Stated task:
Below is a listing to transcribe in full and exactly; keep the pictures out.

Data extract:
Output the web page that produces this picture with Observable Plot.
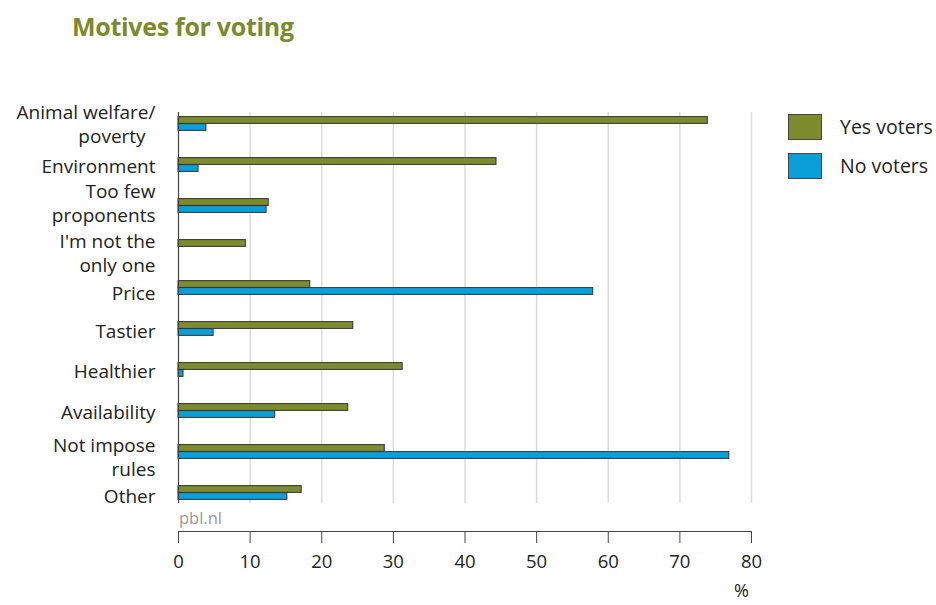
<!DOCTYPE html>
<html>
<head>
<meta charset="utf-8">
<script src="https://cdn.jsdelivr.net/npm/d3@7"></script>
<script src="https://cdn.jsdelivr.net/npm/@observablehq/plot@0.6"></script>
<style>
  html, body { margin: 0; padding: 0; background: #fff; }
  #wrap { position: relative; width: 936px; height: 605px; font-family: "Open Sans", sans-serif; color: #222; }
  #title { position: absolute; left: 72px; top: 9px; font-size: 25px; font-weight: 700; color: #7b8a2b; letter-spacing: -0.3px; }
  #chart { position: absolute; left: 0; top: 0; }
  .legend-item { position: absolute; left: 788px; display: flex; align-items: center; font-size: 19.5px; color: #222; }
  .swatch { width: 34px; height: 26px; border: 1px solid #444; box-sizing: border-box; margin-right: 18px; }
  #source { position: absolute; left: 179px; top: 506px; font-size: 16.5px; color: #999; }
  #unit { position: absolute; left: 734px; top: 579px; font-size: 18px; line-height: 22px; color: #222; }
</style>
</head>
<body>
<div id="wrap">
  <div id="chart"></div>
  <div id="title">Motives for voting</div>
  <div id="legend"></div>
  <div id="source">pbl.nl</div>
  <div id="unit">%</div>
</div>
<script>
const categories = ["Animal welfare/\npoverty\u00a0\u00a0", "Environment", "Too few\nproponents", "I'm not the\nonly one", "Price", "Tastier", "Healthier", "Availability", "Not impose\nrules", "Other"];
const yesVoters = [73.9, 44.4, 12.6, 9.4, 18.4, 24.4, 31.3, 23.7, 28.8, 17.2];
const noVoters = [3.9, 2.8, 12.3, 0, 57.9, 4.9, 0.7, 13.5, 76.9, 15.2];
const seriesNames = ["Yes voters", "No voters"];
const seriesColors = ["#7d8b2d", "#0a9fd9"];
const xTicks = [0, 10, 20, 30, 40, 50, 60, 70, 80];

const yesData = categories.map((c, i) => ({category: c, value: yesVoters[i]}));
const noData = categories.map((c, i) => ({category: c, value: noVoters[i]})).filter(d => d.value > 0);

const half = 41.2 / 2;
const barH = 7;

// vertical nudges of category labels (styling only)
const labelStyle = {
  "Animal welfare/\npoverty\u00a0\u00a0": {dy: -1},
  "Environment": {dy: 0},
  "Too few\nproponents": {dy: -4},
  "I'm not the\nonly one": {dy: 5},
  "Price": {dy: 4},
  "Tastier": {dy: 1},
  "Healthier": {dy: 0},
  "Availability": {dy: 0},
  "Not impose\nrules": {dy: 4},
  "Other": {dy: 2.5}
};

const labelMarks = categories.map(c => Plot.text([c], {
  y: d => d,
  text: d => d,
  frameAnchor: "left",
  textAnchor: "end",
  dx: -23,
  dy: (labelStyle[c] || {}).dy || 0,
  lineHeight: 1.3,
  fontSize: 19,
  fill: "#222"
}));

const chart = Plot.plot({
  width: 936,
  height: 605,
  marginLeft: 178,
  marginRight: 185,
  marginTop: 102,
  marginBottom: 74,
  style: {fontFamily: "Open Sans, sans-serif", color: "#222", background: "transparent"},
  x: {domain: [0, 80], ticks: xTicks},
  y: {domain: categories, padding: 0, insetBottom: 17, axis: null},
  marks: [
    Plot.ruleX(xTicks.filter(t => t > 0), {stroke: "#dcdcdc", strokeWidth: 1.5, insetTop: 10, insetBottom: 28}),
    Plot.barX(yesData, {x: "value", y: "category", fill: seriesColors[0], stroke: "#333", strokeWidth: 1, insetTop: half - barH, insetBottom: half}),
    Plot.barX(noData, {x: "value", y: "category", fill: seriesColors[1], stroke: "#333", strokeWidth: 1, insetTop: half, insetBottom: half - barH}),
    Plot.ruleX([0], {stroke: "#444", strokeWidth: 1.2, insetTop: 10, insetBottom: 28}),
    ...labelMarks,
    Plot.axisX({ticks: xTicks, tickSize: 12, tickPadding: 11, fontSize: 18.5, label: null, stroke: "#444", fill: "#222"}),
    Plot.frame({anchor: "bottom", stroke: "#444"})
  ]
});
document.getElementById("chart").appendChild(chart);

const legend = document.getElementById("legend");
seriesNames.forEach((name, i) => {
  const item = document.createElement("div");
  item.className = "legend-item";
  item.style.top = (113 + i * 39) + "px";
  const sw = document.createElement("div");
  sw.className = "swatch";
  sw.style.background = seriesColors[i];
  const label = document.createElement("span");
  label.textContent = name;
  item.appendChild(sw);
  item.appendChild(label);
  legend.appendChild(item);
});
</script>
</body>
</html>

Task result:
Output the web page that produces this picture with Observable Plot.
<!DOCTYPE html>
<html>
<head>
<meta charset="utf-8">
<script src="https://cdn.jsdelivr.net/npm/d3@7"></script>
<script src="https://cdn.jsdelivr.net/npm/@observablehq/plot@0.6"></script>
<style>
  html, body { margin: 0; padding: 0; background: #fff; }
  #wrap { position: relative; width: 936px; height: 605px; font-family: "Open Sans", sans-serif; color: #222; }
  #title { position: absolute; left: 72px; top: 9px; font-size: 25px; font-weight: 700; color: #7b8a2b; letter-spacing: -0.3px; }
  #chart { position: absolute; left: 0; top: 0; }
  .legend-item { position: absolute; left: 788px; display: flex; align-items: center; font-size: 19.5px; color: #222; }
  .swatch { width: 34px; height: 26px; border: 1px solid #444; box-sizing: border-box; margin-right: 18px; }
  #source { position: absolute; left: 179px; top: 506px; font-size: 16.5px; color: #999; }
  #unit { position: absolute; left: 734px; top: 579px; font-size: 18px; line-height: 22px; color: #222; }
</style>
</head>
<body>
<div id="wrap">
  <div id="chart"></div>
  <div id="title">Motives for voting</div>
  <div id="legend"></div>
  <div id="source">pbl.nl</div>
  <div id="unit">%</div>
</div>
<script>
const categories = ["Animal welfare/\npoverty\u00a0\u00a0", "Environment", "Too few\nproponents", "I'm not the\nonly one", "Price", "Tastier", "Healthier", "Availability", "Not impose\nrules", "Other"];
const yesVoters = [73.9, 44.4, 12.6, 9.4, 18.4, 24.4, 31.3, 23.7, 28.8, 17.2];
const noVoters = [3.9, 2.8, 12.3, 0, 57.9, 4.9, 0.7, 13.5, 76.9, 15.2];
const seriesNames = ["Yes voters", "No voters"];
const seriesColors = ["#7d8b2d", "#0a9fd9"];
const xTicks = [0, 10, 20, 30, 40, 50, 60, 70, 80];

const yesData = categories.map((c, i) => ({category: c, value: yesVoters[i]}));
const noData = categories.map((c, i) => ({category: c, value: noVoters[i]})).filter(d => d.value > 0);

const half = 41.2 / 2;
const barH = 7;

// vertical nudges of category labels (styling only)
const labelStyle = {
  "Animal welfare/\npoverty\u00a0\u00a0": {dy: -1},
  "Environment": {dy: 0},
  "Too few\nproponents": {dy: -4},
  "I'm not the\nonly one": {dy: 5},
  "Price": {dy: 4},
  "Tastier": {dy: 1},
  "Healthier": {dy: 0},
  "Availability": {dy: 0},
  "Not impose\nrules": {dy: 4},
  "Other": {dy: 2.5}
};

const labelMarks = categories.map(c => Plot.text([c], {
  y: d => d,
  text: d => d,
  frameAnchor: "left",
  textAnchor: "end",
  dx: -23,
  dy: (labelStyle[c] || {}).dy || 0,
  lineHeight: 1.3,
  fontSize: 19,
  fill: "#222"
}));

const chart = Plot.plot({
  width: 936,
  height: 605,
  marginLeft: 178,
  marginRight: 185,
  marginTop: 102,
  marginBottom: 74,
  style: {fontFamily: "Open Sans, sans-serif", color: "#222", background: "transparent"},
  x: {domain: [0, 80], ticks: xTicks},
  y: {domain: categories, padding: 0, insetBottom: 17, axis: null},
  marks: [
    Plot.ruleX(xTicks.filter(t => t > 0), {stroke: "#dcdcdc", strokeWidth: 1.5, insetTop: 10, insetBottom: 28}),
    Plot.barX(yesData, {x: "value", y: "category", fill: seriesColors[0], stroke: "#333", strokeWidth: 1, insetTop: half - barH, insetBottom: half}),
    Plot.barX(noData, {x: "value", y: "category", fill: seriesColors[1], stroke: "#333", strokeWidth: 1, insetTop: half, insetBottom: half - barH}),
    Plot.ruleX([0], {stroke: "#444", strokeWidth: 1.2, insetTop: 10, insetBottom: 28}),
    ...labelMarks,
    Plot.axisX({ticks: xTicks, tickSize: 12, tickPadding: 11, fontSize: 18.5, label: null, stroke: "#444", fill: "#222"}),
    Plot.frame({anchor: "bottom", stroke: "#444"})
  ]
});
document.getElementById("chart").appendChild(chart);

const legend = document.getElementById("legend");
seriesNames.forEach((name, i) => {
  const item = document.createElement("div");
  item.className = "legend-item";
  item.style.top = (113 + i * 39) + "px";
  const sw = document.createElement("div");
  sw.className = "swatch";
  sw.style.background = seriesColors[i];
  const label = document.createElement("span");
  label.textContent = name;
  item.appendChild(sw);
  item.appendChild(label);
  legend.appendChild(item);
});
</script>
</body>
</html>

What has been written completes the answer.